Short problem
Repeat every line of the data exactly, but not the pictures.

Plotting code records
>> begin
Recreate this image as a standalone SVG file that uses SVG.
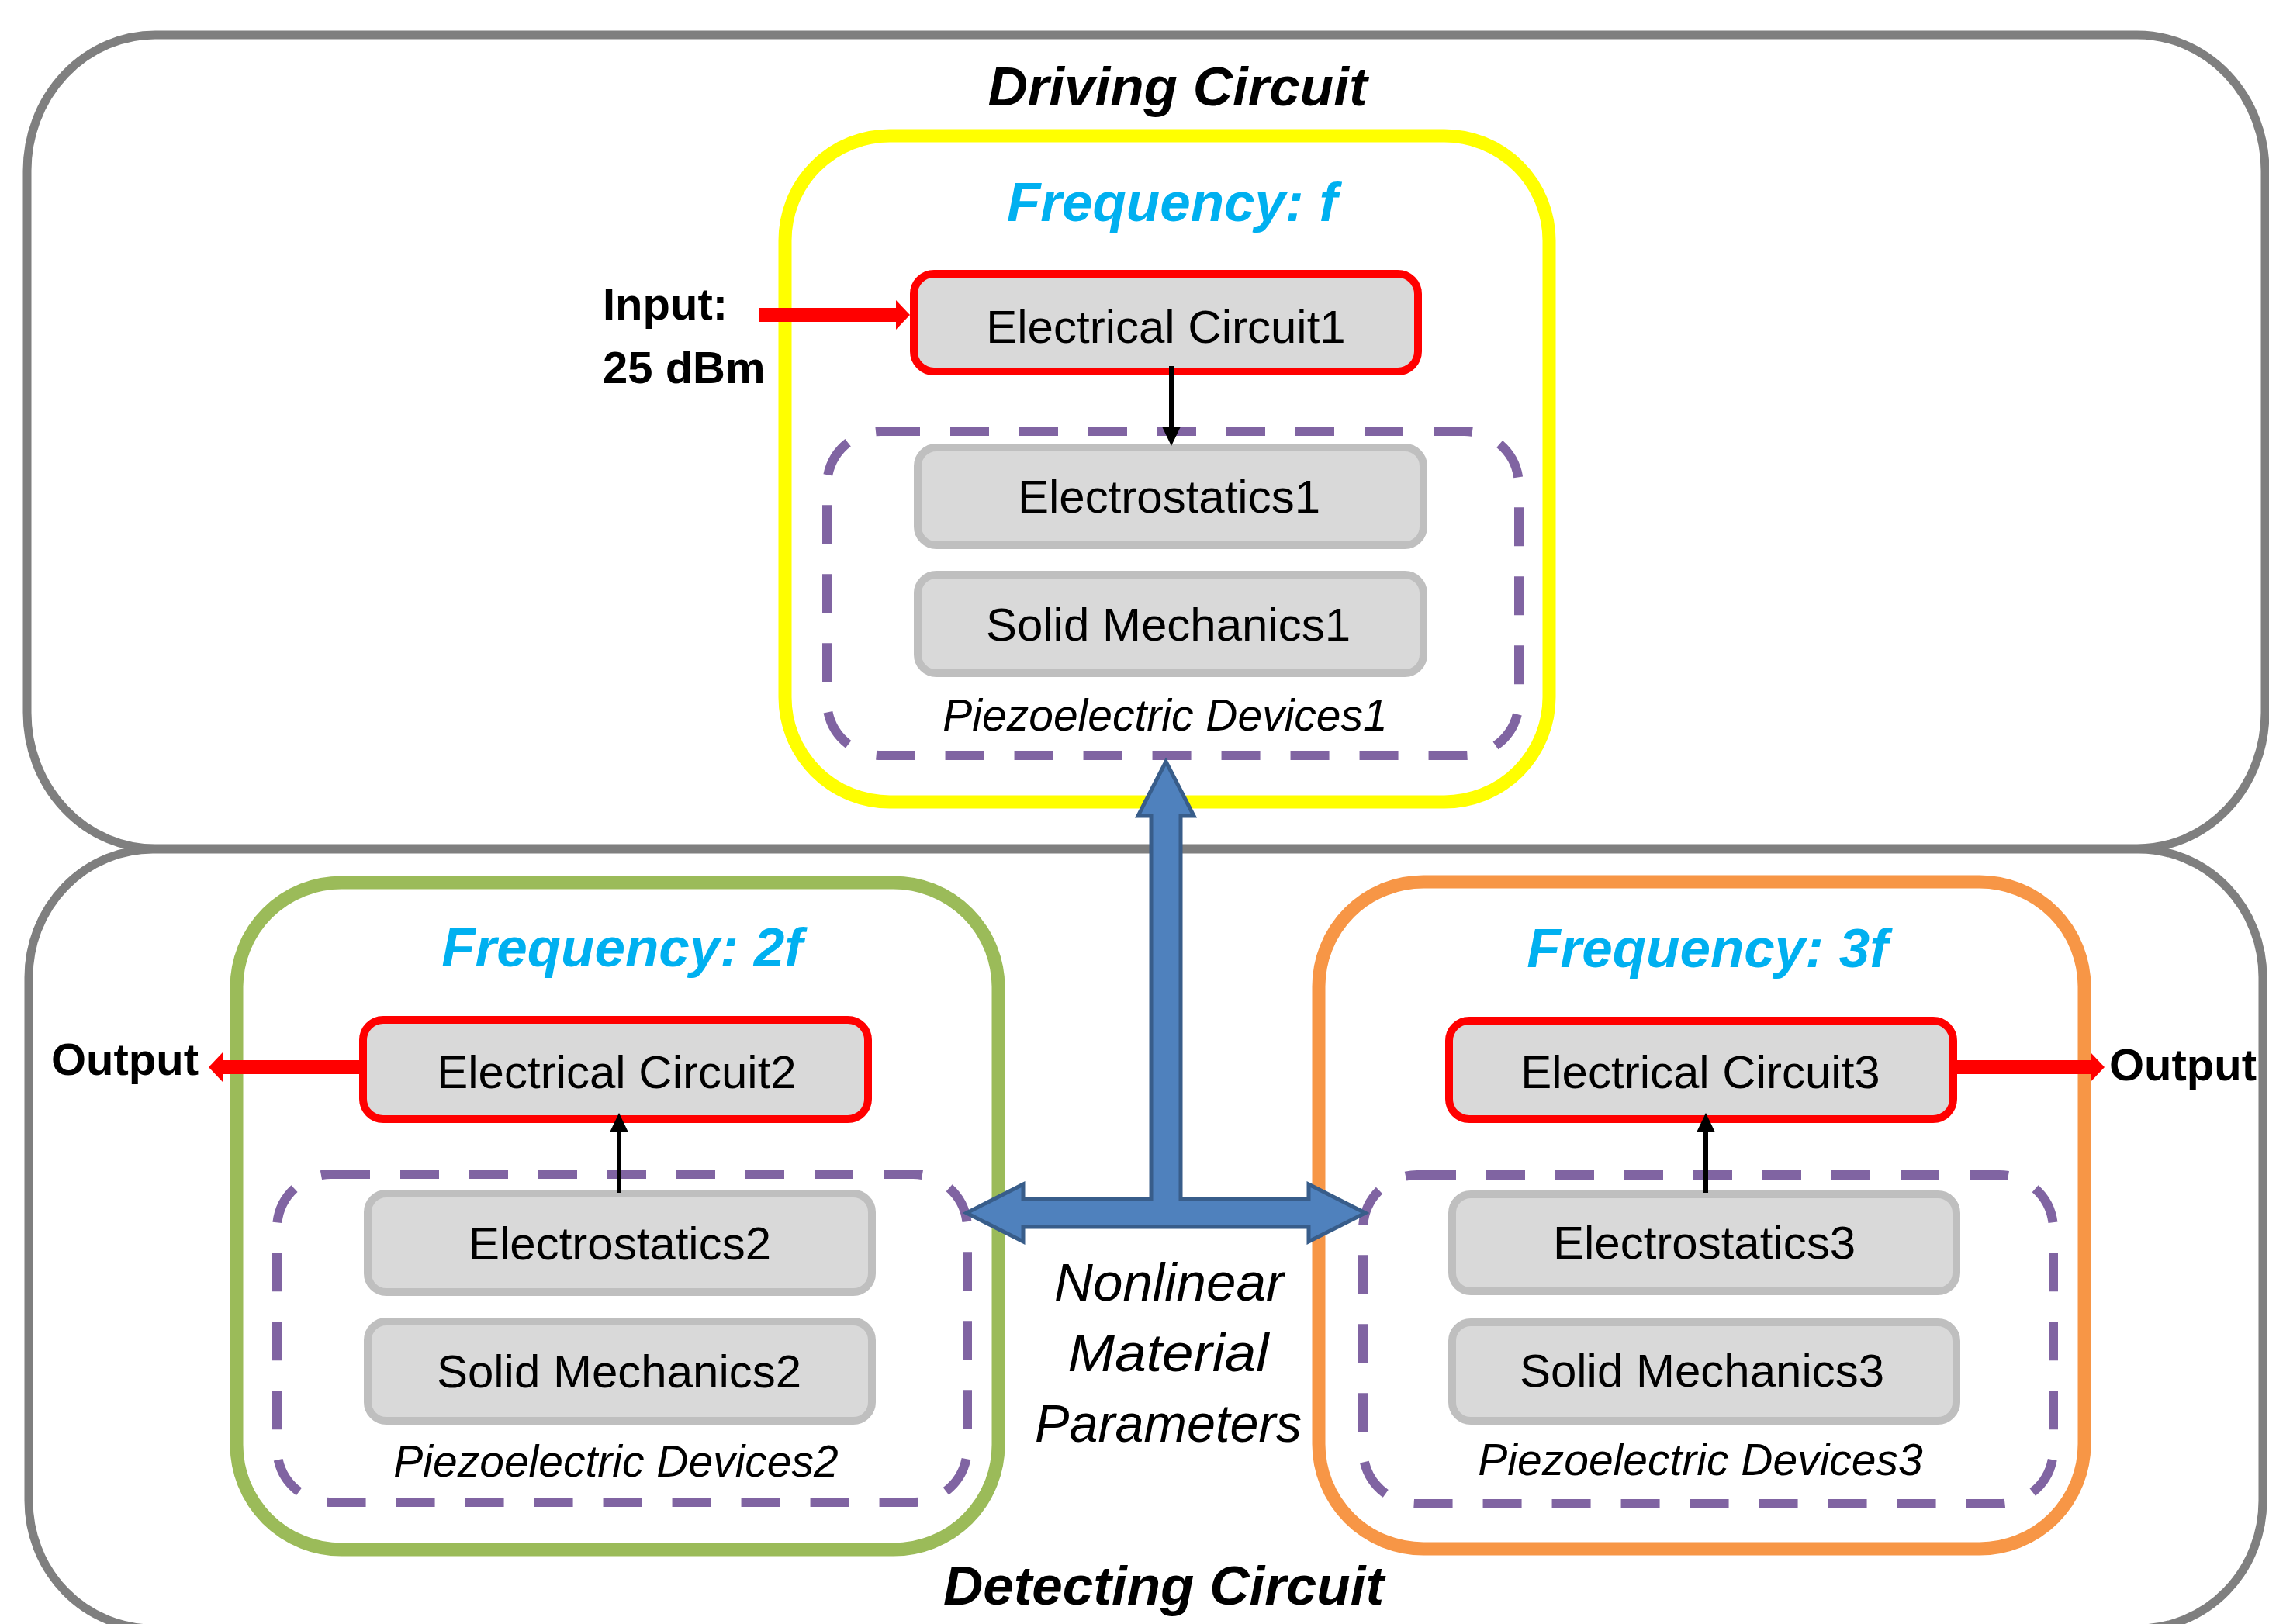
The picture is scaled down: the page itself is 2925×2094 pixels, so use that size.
<svg xmlns="http://www.w3.org/2000/svg" width="2925" height="2094" viewBox="0 0 2925 2094">
<defs>
<style>
text{font-family:"Liberation Sans",Arial,sans-serif;fill:#000}
.title{font-size:71px;font-weight:bold;font-style:italic}
.freq{font-size:71px;font-weight:bold;font-style:italic;fill:#00B0F0}
.lbl{font-size:60px}
.piezo{font-size:57px;font-style:italic}
.io{font-size:58px;font-weight:bold}
.nl{font-size:69px;font-style:italic}
.outer{fill:none;stroke:#7F7F7F;stroke-width:11}
.freqbox{fill:none;stroke-width:17}
.dash{fill:none;stroke:#8064A2;stroke-width:12;stroke-dasharray:50 39}
.ec{fill:#D9D9D9;stroke:#FF0000;stroke-width:10}
.phys{fill:#D9D9D9;stroke:#BFBFBF;stroke-width:10}
.red{stroke:#FF0000;stroke-width:18;fill:none}
.blk{stroke:#000;stroke-width:6;fill:none}
</style>
<marker id="redhead" markerUnits="userSpaceOnUse" markerWidth="18" markerHeight="38" viewBox="0 0 18 38" refX="1" refY="19" orient="auto">
<path d="M0,0 L18,19 L0,38 Z" fill="#FF0000"/>
</marker>
<marker id="blkhead" markerUnits="userSpaceOnUse" markerWidth="25" markerHeight="24" viewBox="0 0 25 24" refX="1" refY="12" orient="auto">
<path d="M0,0 L25,12 L0,24 Z" fill="#000"/>
</marker>
</defs>
<rect x="0" y="0" width="2925" height="2094" fill="#FFFFFF"/>

<g id="driving-circuit">
<rect class="outer" x="35" y="45" width="2885" height="1049" rx="165" ry="175"/>
<text class="title" x="1518" y="136" text-anchor="middle">Driving Circuit</text>
</g>
<g id="detecting-circuit">
<rect class="outer" x="37" y="1095" width="2880" height="1005" rx="160" ry="165"/>
<text class="title" x="1500" y="2069" text-anchor="middle">Detecting Circuit</text>
</g>

<g id="freq-f">
<rect class="freqbox" stroke="#FFFF00" x="1012" y="175" width="985" height="859" rx="135"/>
<text class="freq" x="1511" y="285" text-anchor="middle">Frequency: f</text>
</g>
<g id="freq-2f">
<rect class="freqbox" stroke="#9BBB59" x="305" y="1138" width="982" height="860" rx="135"/>
<text class="freq" x="802" y="1246" text-anchor="middle">Frequency: 2f</text>
</g>
<g id="freq-3f">
<rect class="freqbox" stroke="#F79646" x="1700" y="1137" width="987" height="860" rx="135"/>
<text class="freq" x="2201" y="1247" text-anchor="middle">Frequency: 3f</text>
</g>

<g id="piezo1">
<rect class="dash" x="1066" y="556" width="892" height="418" rx="70"/>
<text class="piezo" x="1502" y="942" text-anchor="middle">Piezoelectric Devices1</text>
</g>
<g id="piezo2">
<rect class="dash" x="357" y="1514" width="890" height="423" rx="70"/>
<text class="piezo" x="794" y="1904" text-anchor="middle">Piezoelectric Devices2</text>
</g>
<g id="piezo3">
<rect class="dash" x="1757" y="1515" width="890" height="424" rx="70"/>
<text class="piezo" x="2192" y="1902" text-anchor="middle">Piezoelectric Devices3</text>
</g>

<g id="ec1">
<rect class="ec" x="1178" y="353" width="650" height="126" rx="26"/>
<text class="lbl" x="1503" y="442" text-anchor="middle">Electrical Circuit1</text>
</g>
<g id="es1">
<rect class="phys" x="1183" y="577" width="652" height="126" rx="24"/>
<text class="lbl" x="1507" y="661" text-anchor="middle">Electrostatics1</text>
</g>
<g id="sm1">
<rect class="phys" x="1183" y="741" width="652" height="127" rx="24"/>
<text class="lbl" x="1506" y="826" text-anchor="middle">Solid Mechanics1</text>
</g>

<g id="ec2">
<rect class="ec" x="468" y="1315" width="651" height="128" rx="26"/>
<text class="lbl" x="795" y="1403" text-anchor="middle">Electrical Circuit2</text>
</g>
<g id="es2">
<rect class="phys" x="474" y="1539" width="650" height="127" rx="24"/>
<text class="lbl" x="799" y="1624" text-anchor="middle">Electrostatics2</text>
</g>
<g id="sm2">
<rect class="phys" x="474" y="1704" width="650" height="128" rx="24"/>
<text class="lbl" x="798" y="1789" text-anchor="middle">Solid Mechanics2</text>
</g>

<g id="ec3">
<rect class="ec" x="1868" y="1316" width="650" height="127" rx="26"/>
<text class="lbl" x="2192" y="1403" text-anchor="middle">Electrical Circuit3</text>
</g>
<g id="es3">
<rect class="phys" x="1872" y="1540" width="650" height="125" rx="24"/>
<text class="lbl" x="2197" y="1623" text-anchor="middle">Electrostatics3</text>
</g>
<g id="sm3">
<rect class="phys" x="1872" y="1705" width="650" height="127" rx="24"/>
<text class="lbl" x="2194" y="1788" text-anchor="middle">Solid Mechanics3</text>
</g>

<g id="input-label">
<text class="io" x="777" y="412">Input:</text>
<text class="io" x="777" y="494">25 dBm</text>
</g>
<g id="output-left">
<text class="io" x="66" y="1386">Output</text>
</g>
<g id="output-right">
<text class="io" x="2719" y="1393">Output</text>
</g>
<g id="nonlinear-label">
<text class="nl" x="1507" y="1677" text-anchor="middle" textLength="296" lengthAdjust="spacingAndGlyphs">Nonlinear</text>
<text class="nl" x="1506" y="1768" text-anchor="middle" textLength="259" lengthAdjust="spacingAndGlyphs">Material</text>
<text class="nl" x="1506" y="1859" text-anchor="middle" textLength="344" lengthAdjust="spacingAndGlyphs">Parameters</text>
</g>

<g id="connectors">
<line class="red" x1="979" y1="406" x2="1156" y2="406" marker-end="url(#redhead)"/>
<line class="red" x1="463" y1="1376" x2="286" y2="1376" marker-end="url(#redhead)"/>
<line class="red" x1="2522" y1="1376" x2="2696" y2="1376" marker-end="url(#redhead)"/>
<line class="blk" x1="1510" y1="472" x2="1510" y2="551" marker-end="url(#blkhead)"/>
<line class="blk" x1="798" y1="1538" x2="798" y2="1459" marker-end="url(#blkhead)"/>
<line class="blk" x1="2199" y1="1538" x2="2199" y2="1459" marker-end="url(#blkhead)"/>
<path d="M1503,982 L1539,1052 L1522,1052 L1522,1546 L1687,1546 L1687,1527 L1760,1564 L1687,1601 L1687,1582 L1319,1582 L1319,1601 L1246,1564 L1319,1527 L1319,1546 L1484,1546 L1484,1052 L1467,1052 Z" fill="#4F81BD" stroke="#385D8A" stroke-width="5" stroke-linejoin="miter"/>
</g>
</svg>
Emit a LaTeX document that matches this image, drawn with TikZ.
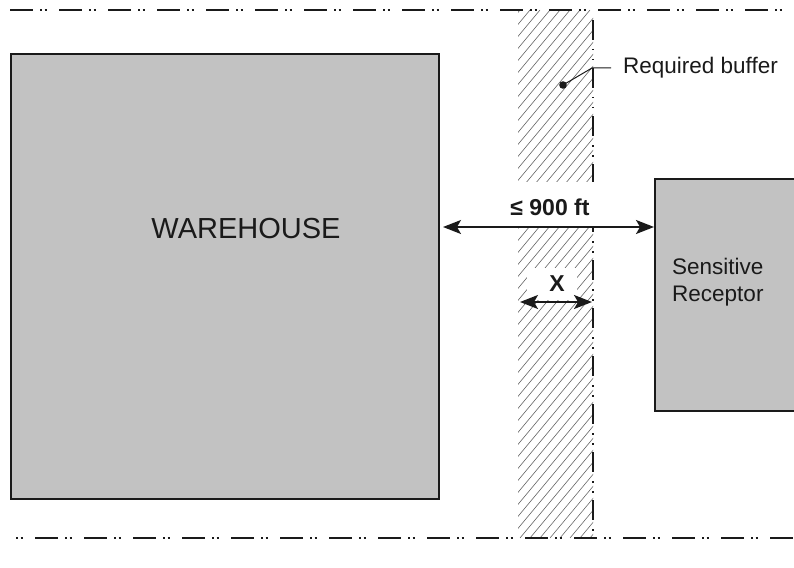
>> end
Solution
Recreate this image as a standalone SVG file that uses SVG.
The picture is scaled down: the page itself is 2925×2094 pixels, so use that size.
<svg xmlns="http://www.w3.org/2000/svg" width="2925" height="2094" viewBox="0 0 2925 2094">
<defs>
<style>
text{font-family:"Liberation Sans",Arial,sans-serif;fill:#000}
.title{font-size:71px;font-weight:bold;font-style:italic}
.freq{font-size:71px;font-weight:bold;font-style:italic;fill:#00B0F0}
.lbl{font-size:60px}
.piezo{font-size:57px;font-style:italic}
.io{font-size:58px;font-weight:bold}
.nl{font-size:69px;font-style:italic}
.outer{fill:none;stroke:#7F7F7F;stroke-width:11}
.freqbox{fill:none;stroke-width:17}
.dash{fill:none;stroke:#8064A2;stroke-width:12;stroke-dasharray:50 39}
.ec{fill:#D9D9D9;stroke:#FF0000;stroke-width:10}
.phys{fill:#D9D9D9;stroke:#BFBFBF;stroke-width:10}
.red{stroke:#FF0000;stroke-width:18;fill:none}
.blk{stroke:#000;stroke-width:6;fill:none}
</style>
<marker id="redhead" markerUnits="userSpaceOnUse" markerWidth="18" markerHeight="38" viewBox="0 0 18 38" refX="1" refY="19" orient="auto">
<path d="M0,0 L18,19 L0,38 Z" fill="#FF0000"/>
</marker>
<marker id="blkhead" markerUnits="userSpaceOnUse" markerWidth="25" markerHeight="24" viewBox="0 0 25 24" refX="1" refY="12" orient="auto">
<path d="M0,0 L25,12 L0,24 Z" fill="#000"/>
</marker>
</defs>
<rect x="0" y="0" width="2925" height="2094" fill="#FFFFFF"/>

<g id="driving-circuit">
<rect class="outer" x="35" y="45" width="2885" height="1049" rx="165" ry="175"/>
<text class="title" x="1518" y="136" text-anchor="middle">Driving Circuit</text>
</g>
<g id="detecting-circuit">
<rect class="outer" x="37" y="1095" width="2880" height="1005" rx="160" ry="165"/>
<text class="title" x="1500" y="2069" text-anchor="middle">Detecting Circuit</text>
</g>

<g id="freq-f">
<rect class="freqbox" stroke="#FFFF00" x="1012" y="175" width="985" height="859" rx="135"/>
<text class="freq" x="1511" y="285" text-anchor="middle">Frequency: f</text>
</g>
<g id="freq-2f">
<rect class="freqbox" stroke="#9BBB59" x="305" y="1138" width="982" height="860" rx="135"/>
<text class="freq" x="802" y="1246" text-anchor="middle">Frequency: 2f</text>
</g>
<g id="freq-3f">
<rect class="freqbox" stroke="#F79646" x="1700" y="1137" width="987" height="860" rx="135"/>
<text class="freq" x="2201" y="1247" text-anchor="middle">Frequency: 3f</text>
</g>

<g id="piezo1">
<rect class="dash" x="1066" y="556" width="892" height="418" rx="70"/>
<text class="piezo" x="1502" y="942" text-anchor="middle">Piezoelectric Devices1</text>
</g>
<g id="piezo2">
<rect class="dash" x="357" y="1514" width="890" height="423" rx="70"/>
<text class="piezo" x="794" y="1904" text-anchor="middle">Piezoelectric Devices2</text>
</g>
<g id="piezo3">
<rect class="dash" x="1757" y="1515" width="890" height="424" rx="70"/>
<text class="piezo" x="2192" y="1902" text-anchor="middle">Piezoelectric Devices3</text>
</g>

<g id="ec1">
<rect class="ec" x="1178" y="353" width="650" height="126" rx="26"/>
<text class="lbl" x="1503" y="442" text-anchor="middle">Electrical Circuit1</text>
</g>
<g id="es1">
<rect class="phys" x="1183" y="577" width="652" height="126" rx="24"/>
<text class="lbl" x="1507" y="661" text-anchor="middle">Electrostatics1</text>
</g>
<g id="sm1">
<rect class="phys" x="1183" y="741" width="652" height="127" rx="24"/>
<text class="lbl" x="1506" y="826" text-anchor="middle">Solid Mechanics1</text>
</g>

<g id="ec2">
<rect class="ec" x="468" y="1315" width="651" height="128" rx="26"/>
<text class="lbl" x="795" y="1403" text-anchor="middle">Electrical Circuit2</text>
</g>
<g id="es2">
<rect class="phys" x="474" y="1539" width="650" height="127" rx="24"/>
<text class="lbl" x="799" y="1624" text-anchor="middle">Electrostatics2</text>
</g>
<g id="sm2">
<rect class="phys" x="474" y="1704" width="650" height="128" rx="24"/>
<text class="lbl" x="798" y="1789" text-anchor="middle">Solid Mechanics2</text>
</g>

<g id="ec3">
<rect class="ec" x="1868" y="1316" width="650" height="127" rx="26"/>
<text class="lbl" x="2192" y="1403" text-anchor="middle">Electrical Circuit3</text>
</g>
<g id="es3">
<rect class="phys" x="1872" y="1540" width="650" height="125" rx="24"/>
<text class="lbl" x="2197" y="1623" text-anchor="middle">Electrostatics3</text>
</g>
<g id="sm3">
<rect class="phys" x="1872" y="1705" width="650" height="127" rx="24"/>
<text class="lbl" x="2194" y="1788" text-anchor="middle">Solid Mechanics3</text>
</g>

<g id="input-label">
<text class="io" x="777" y="412">Input:</text>
<text class="io" x="777" y="494">25 dBm</text>
</g>
<g id="output-left">
<text class="io" x="66" y="1386">Output</text>
</g>
<g id="output-right">
<text class="io" x="2719" y="1393">Output</text>
</g>
<g id="nonlinear-label">
<text class="nl" x="1507" y="1677" text-anchor="middle" textLength="296" lengthAdjust="spacingAndGlyphs">Nonlinear</text>
<text class="nl" x="1506" y="1768" text-anchor="middle" textLength="259" lengthAdjust="spacingAndGlyphs">Material</text>
<text class="nl" x="1506" y="1859" text-anchor="middle" textLength="344" lengthAdjust="spacingAndGlyphs">Parameters</text>
</g>

<g id="connectors">
<line class="red" x1="979" y1="406" x2="1156" y2="406" marker-end="url(#redhead)"/>
<line class="red" x1="463" y1="1376" x2="286" y2="1376" marker-end="url(#redhead)"/>
<line class="red" x1="2522" y1="1376" x2="2696" y2="1376" marker-end="url(#redhead)"/>
<line class="blk" x1="1510" y1="472" x2="1510" y2="551" marker-end="url(#blkhead)"/>
<line class="blk" x1="798" y1="1538" x2="798" y2="1459" marker-end="url(#blkhead)"/>
<line class="blk" x1="2199" y1="1538" x2="2199" y2="1459" marker-end="url(#blkhead)"/>
<path d="M1503,982 L1539,1052 L1522,1052 L1522,1546 L1687,1546 L1687,1527 L1760,1564 L1687,1601 L1687,1582 L1319,1582 L1319,1601 L1246,1564 L1319,1527 L1319,1546 L1484,1546 L1484,1052 L1467,1052 Z" fill="#4F81BD" stroke="#385D8A" stroke-width="5" stroke-linejoin="miter"/>
</g>
</svg>
Emit a LaTeX document that matches this image, drawn with TikZ.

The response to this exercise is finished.